Rebecca describes Clover a community in Southern Virginia, which she visits on a warm day in December. By 1998, Clover had a population of only 198 and lost its town charter. The only steady business left is a post office, which is closed when Rebecca arrives. Near one of the shops, Rebecca meets a man called the Greeter, who has spent most of his life welcoming people who come to Clover. She asks him to point her towards Lacks Town.
When Rebecca first arrives at Clover, it has already decayed significantly from the town that Henrietta knew when she was a child. Skloot will latch on to Clover’s degeneration, consistently connecting it with the happy familial past that the Lackses lost when they lost Henrietta.
The divide between Clover and Lacks Town is clear: on one side of the road there are well-kept farms, and on the other side is a series of one-room shacks, slave cabins, cinder-block houses, and trailers. An older man comes out to ask Rebecca if she’s lost. She asks if he’s heard of Henrietta, and he responds that he’s named Cootie, and that he’s Henrietta’s first cousin. He explains that everyone in Lacks Town is related to Henrietta, but that few remember her.
The sharp distinction between Clover and Lacks Town shows just how present racial divides still are in the present, as the legacy of slavery and Jim Crow lingers even in the architecture of Lacks Town.Sklootalso highlights the fact that even many of Henrietta’s relatives have forgotten her.
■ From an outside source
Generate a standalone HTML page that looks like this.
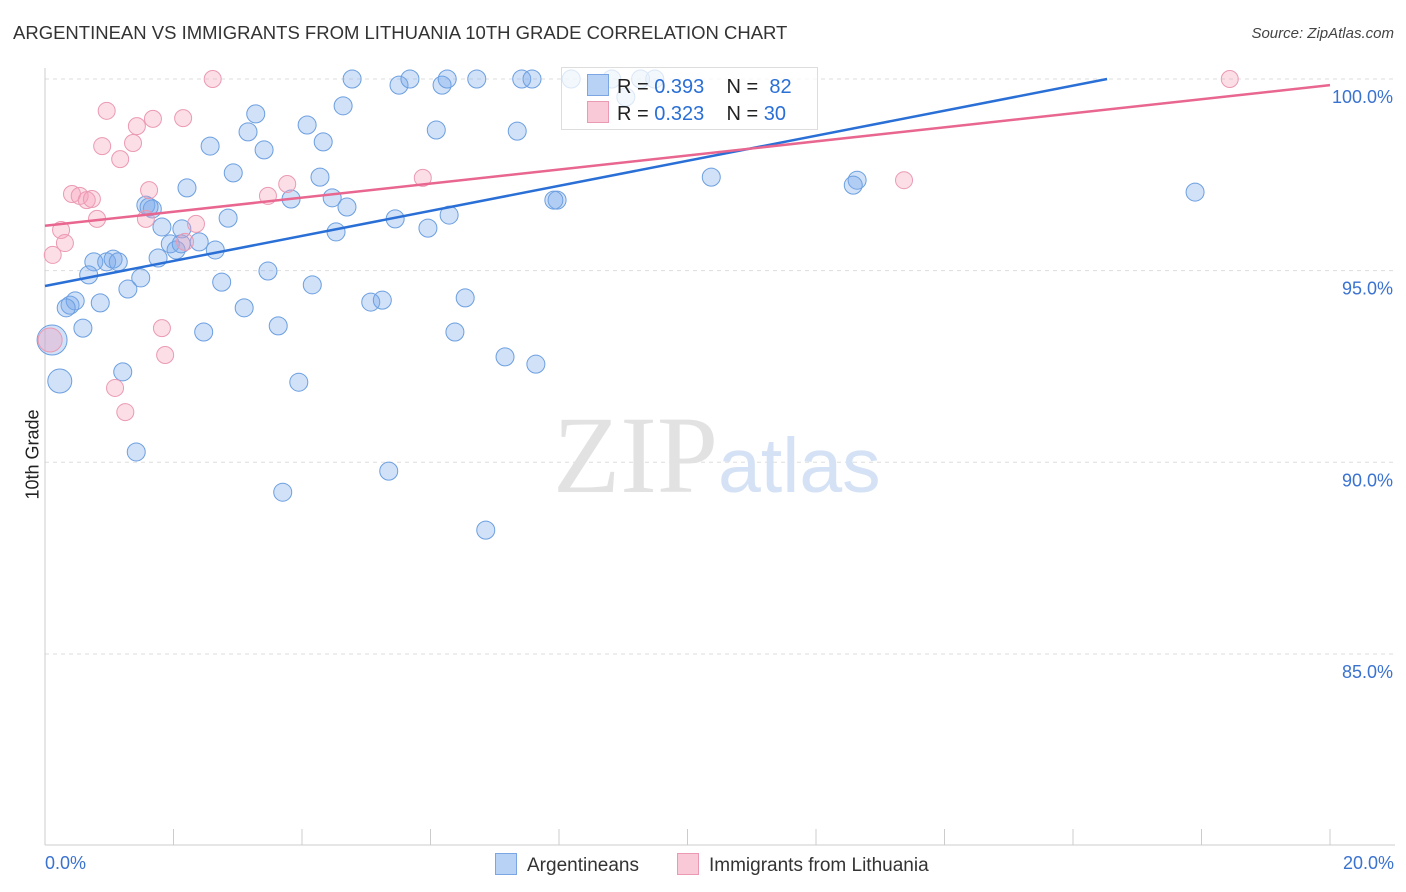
<!DOCTYPE html>
<html><head><meta charset="utf-8">
<style>
body{margin:0;background:#fff;font-family:"Liberation Sans",sans-serif;}
#wrap{position:relative;width:1406px;height:892px;overflow:hidden;}
.t{position:absolute;white-space:nowrap;}
</style></head>
<body>
<div id="wrap">
<div class="t" style="left:13px;top:22px;font-size:18.5px;color:#333;">ARGENTINEAN VS IMMIGRANTS FROM LITHUANIA 10TH GRADE CORRELATION CHART</div>
<div class="t" style="right:12px;top:25px;font-size:15px;color:#444;font-style:italic;">Source: ZipAtlas.com</div>
<svg id="chart" width="1406" height="892" style="position:absolute;left:0;top:0;"></svg>
</div>
<script>
const blueX=[4.78,5.51,5.68,6.18,6.26,6.72,7.42,7.58,8.19,9.04,9.49,8.82,9.27,4.64,3.28,3.16,4.08,6.09,7.35,2.57,3.41,4.33,2.93,4.28,2.21,3.83,4.47,4.70,1.57,1.67,2.85,5.45,6.29,5.96,4.53,1.82,2.13,1.95,2.04,2.40,2.65,1.76,0.76,0.96,1.06,1.14,0.68,1.49,1.29,3.47,4.16,2.75,0.39,0.47,0.86,0.33,3.10,3.63,0.59,2.47,5.07,5.25,6.54,6.38,7.16,7.64,0.11,1.21,0.23,3.95,1.42,5.35,3.70,6.86,7.97,10.37,12.64,12.58,17.90,7.92,2.12,1.62];
const blueY=[100,99.84,100,99.84,100,100,100,100,100,99.53,100,100,100,99.30,99.09,98.62,98.80,98.67,98.64,98.25,98.15,98.36,97.55,97.44,97.16,96.87,96.90,96.66,96.71,96.61,96.37,96.35,96.45,96.11,96.01,96.14,96.09,95.70,95.54,95.75,95.54,95.33,95.23,95.23,95.30,95.23,94.89,94.81,94.52,94.99,94.63,94.70,94.10,94.21,94.16,94.03,94.03,93.56,93.50,93.40,94.18,94.23,94.29,93.40,92.75,92.56,93.19,92.36,92.12,92.09,90.27,89.77,89.22,88.23,96.84,97.44,97.36,97.23,97.05,96.84,95.70,96.66];
const blueBig=[66,68];
const pinkX=[2.61,0.96,0.89,1.43,1.68,2.15,1.37,1.17,1.62,0.42,0.54,0.65,0.73,0.81,0.25,0.31,0.12,1.57,2.18,2.35,3.47,3.77,5.88,1.82,1.87,1.09,1.25,13.37,18.44,0.08];
const pinkY=[100,99.17,98.25,98.77,98.96,98.98,98.33,97.91,97.10,97.00,96.95,96.84,96.87,96.35,96.06,95.72,95.41,96.35,95.75,96.22,96.95,97.26,97.42,93.50,92.80,91.94,91.31,97.36,100,93.19];
const pinkBig=[29];
const yTicks=[100,95,90,85];
const yTickLabels=["100.0%","95.0%","90.0%","85.0%"];
const blueLine=[94.6,100,16.53];
const pinkLine=[96.17,99.84,20];

const svg=document.getElementById('chart');
const NS='http://www.w3.org/2000/svg';
const X0=45,X1=1330,YTOP=79,PPU=38.33;
const sx=v=>X0+(v/20)*(X1-X0);
const sy=v=>YTOP+(100-v)*PPU;
function mk(tag,attrs){const e=document.createElementNS(NS,tag);for(const k in attrs)e.setAttribute(k,attrs[k]);svg.appendChild(e);return e;}

yTicks.forEach((t,i)=>{
 const g=mk('line',{x1:X0,x2:1393,y1:sy(t),y2:sy(t),stroke:'#ddd','stroke-dasharray':'4,4','stroke-width':1});
 
 
 const tx=mk('text',{x:1393,y:sy(t)+24,'text-anchor':'end','font-size':18,fill:'#3a72d0','font-family':'Liberation Sans, sans-serif'});
 tx.textContent=yTickLabels[i];
 
 
});
const ya=mk('line',{x1:X0,x2:X0,y1:68,y2:845,stroke:'#ccc'});


const xa=mk('line',{x1:X0,x2:1395,y1:845,y2:845,stroke:'#ccc'});


for(let i=0;i<=20;i+=2){
 const tk=mk('line',{x1:sx(i),x2:sx(i),y1:829,y2:845,stroke:'#ccc'});
 
 
}
const wm=mk('text',{x:553,y:492,'font-size':110,fill:'#e2e2e2','font-family':'Liberation Serif, serif'});
wm.textContent='ZIP';


const wm2=mk('text',{x:718,y:492,'font-size':77,fill:'#d5e2f5','font-family':'Liberation Sans, sans-serif'});
wm2.textContent='atlas';



blueX.forEach((x,i)=>{
 const c=mk('circle',{cx:sx(x),cy:sy(blueY[i]),r:blueBig.includes(i)?(i==66?15:12):9,fill:'rgba(120,170,235,0.35)',stroke:'#6c9fe0','stroke-width':1});
 
 
});
pinkX.forEach((x,i)=>{
 const c=mk('circle',{cx:sx(x),cy:sy(pinkY[i]),r:pinkBig.includes(i)?12:8.5,fill:'rgba(245,160,185,0.35)',stroke:'#eb9ab3','stroke-width':1});
 
 
});
const bl=mk('line',{x1:sx(0),y1:sy(blueLine[0]),x2:sx(blueLine[2]),y2:sy(blueLine[1]),stroke:'#2a6fd6','stroke-width':2.5});


const pl=mk('line',{x1:sx(0),y1:sy(pinkLine[0]),x2:sx(pinkLine[2]),y2:sy(pinkLine[1]),stroke:'#e8668f','stroke-width':2.5});


</script>
<div class="t" style="left:561px;top:67px;width:255px;height:61px;border:1px solid #ddd;background:rgba(255,255,255,0.75);"></div>
<div class="t" style="left:587px;top:74px;font-size:20px;color:#222;">
<span style="display:inline-block;width:20px;height:20px;background:#b8d2f5;border:1px solid #7aa6e4;vertical-align:-3px;margin-right:8px;"></span>R = <span style="color:#2a6fd6">0.393</span>&nbsp;&nbsp;&nbsp; N = &nbsp;<span style="color:#2a6fd6">82</span></div>
<div class="t" style="left:587px;top:101px;font-size:20px;color:#222;">
<span style="display:inline-block;width:20px;height:20px;background:#f9c9d7;border:1px solid #eb9ab3;vertical-align:-3px;margin-right:8px;"></span>R = <span style="color:#2a6fd6">0.323</span>&nbsp;&nbsp;&nbsp; N = <span style="color:#2a6fd6">30</span></div>
<div class="t" style="left:-12px;top:444px;font-size:18px;color:#222;transform:rotate(-90deg);">10th Grade</div>
<div class="t" style="left:45px;top:853px;font-size:18px;color:#3a72d0;">0.0%</div>
<div class="t" style="right:12px;top:853px;font-size:18px;color:#3a72d0;">20.0%</div>
<div class="t" style="left:495px;top:853px;font-size:19px;color:#333;"><span style="display:inline-block;width:20px;height:20px;background:#b8d2f5;border:1px solid #7aa6e4;vertical-align:-4px;margin-right:10px;"></span>Argentineans</div>
<div class="t" style="left:677px;top:853px;font-size:19px;color:#333;"><span style="display:inline-block;width:20px;height:20px;background:#f9c9d7;border:1px solid #eb9ab3;vertical-align:-4px;margin-right:10px;"></span>Immigrants from Lithuania</div>
</body></html>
Rebecca describes Cootie’s small house. He’s recently gotten indoor plumbing, but still prefers to use his outhouse. Cootie goes into his bedroom to find papers about Henrietta that he’s hidden under his mattress. He laments the fact that “other countries” are buying Henrietta’s cells, but that the family has never gotten money. He emerges with the Rolling Stone article, but explains that he can’t read, and asks Rebecca if the piece mentions Henrietta’s childhood in Clover.
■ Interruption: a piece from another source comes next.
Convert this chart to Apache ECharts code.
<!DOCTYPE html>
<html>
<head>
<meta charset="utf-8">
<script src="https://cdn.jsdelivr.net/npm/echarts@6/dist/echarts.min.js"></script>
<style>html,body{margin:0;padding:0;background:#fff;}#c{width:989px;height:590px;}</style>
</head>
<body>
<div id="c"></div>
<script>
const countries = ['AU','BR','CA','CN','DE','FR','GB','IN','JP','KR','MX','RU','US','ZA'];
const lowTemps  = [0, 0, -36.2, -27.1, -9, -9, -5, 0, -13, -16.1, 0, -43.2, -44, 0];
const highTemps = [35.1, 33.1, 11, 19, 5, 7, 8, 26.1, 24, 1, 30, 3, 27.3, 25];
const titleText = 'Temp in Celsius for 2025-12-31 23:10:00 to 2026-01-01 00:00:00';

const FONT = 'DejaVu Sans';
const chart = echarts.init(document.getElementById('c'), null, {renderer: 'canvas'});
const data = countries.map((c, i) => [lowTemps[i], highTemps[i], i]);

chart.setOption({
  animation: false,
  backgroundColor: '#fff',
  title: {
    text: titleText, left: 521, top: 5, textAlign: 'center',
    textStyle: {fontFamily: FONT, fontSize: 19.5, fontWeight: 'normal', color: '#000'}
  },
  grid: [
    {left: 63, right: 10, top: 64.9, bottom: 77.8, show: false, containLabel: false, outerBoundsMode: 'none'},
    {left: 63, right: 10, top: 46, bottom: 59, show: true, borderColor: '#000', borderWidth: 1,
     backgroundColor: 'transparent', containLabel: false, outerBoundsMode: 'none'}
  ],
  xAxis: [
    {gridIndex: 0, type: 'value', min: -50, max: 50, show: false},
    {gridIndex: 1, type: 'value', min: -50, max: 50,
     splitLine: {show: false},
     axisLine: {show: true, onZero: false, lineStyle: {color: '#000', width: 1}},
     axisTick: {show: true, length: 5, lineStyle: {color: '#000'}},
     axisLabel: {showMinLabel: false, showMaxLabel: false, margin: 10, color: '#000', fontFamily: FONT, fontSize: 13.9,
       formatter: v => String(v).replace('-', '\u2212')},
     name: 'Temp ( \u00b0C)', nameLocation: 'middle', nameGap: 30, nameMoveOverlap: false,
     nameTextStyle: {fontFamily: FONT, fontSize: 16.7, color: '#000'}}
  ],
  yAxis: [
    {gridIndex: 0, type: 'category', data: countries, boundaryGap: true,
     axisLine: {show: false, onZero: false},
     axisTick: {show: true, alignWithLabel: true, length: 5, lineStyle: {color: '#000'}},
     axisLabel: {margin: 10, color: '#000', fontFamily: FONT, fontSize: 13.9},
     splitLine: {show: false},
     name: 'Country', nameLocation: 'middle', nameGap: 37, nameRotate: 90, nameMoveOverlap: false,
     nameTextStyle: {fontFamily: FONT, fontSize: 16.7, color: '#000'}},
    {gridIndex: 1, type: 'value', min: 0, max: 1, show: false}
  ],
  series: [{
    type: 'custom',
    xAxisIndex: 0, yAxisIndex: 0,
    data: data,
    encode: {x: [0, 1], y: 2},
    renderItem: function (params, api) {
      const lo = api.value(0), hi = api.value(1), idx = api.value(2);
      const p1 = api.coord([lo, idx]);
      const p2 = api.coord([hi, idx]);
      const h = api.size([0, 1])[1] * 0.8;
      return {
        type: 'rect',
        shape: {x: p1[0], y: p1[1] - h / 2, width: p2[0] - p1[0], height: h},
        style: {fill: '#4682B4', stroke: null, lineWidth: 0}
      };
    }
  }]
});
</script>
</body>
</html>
Cootie lives in even more poverty than Henrietta’s immediate family, even further proof of how much they all could have benefited from more financial recognition of Henrietta’s contributions to science. That Cootie can’t even read the article that praises his cousin is a piece of poignant irony.
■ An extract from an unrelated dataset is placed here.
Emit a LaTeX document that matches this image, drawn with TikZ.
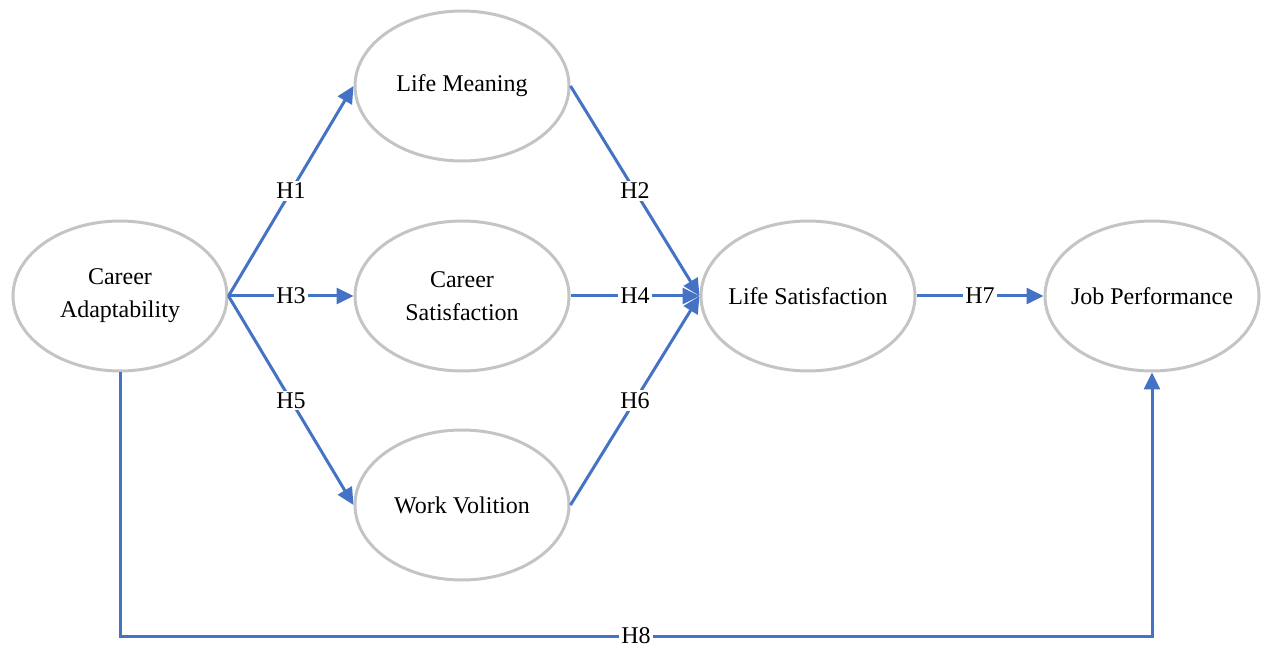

Cootie reminisces about Henrietta, whom he remembers as cheerful and loving. He marvels at how her cells have multiplied, explaining that she used to care for him when he was in pain. He imagines that she is still using her cells to help others. None of the Lackses understands, though, how Henrietta’s cells can be alive when she herself is dead. He wonders whether Henrietta’s illness was caused by voodoo, or by doctors performing tests on her.
Cootie here brings in another crucial thread: the Lacks family’s belief that Henrietta’s spirit still remains in HeLa, and that HeLa heals people because of her kindness and blessedness. His reference to voodoo also proves just how far removed his frame of reference is from the world of cell culturing.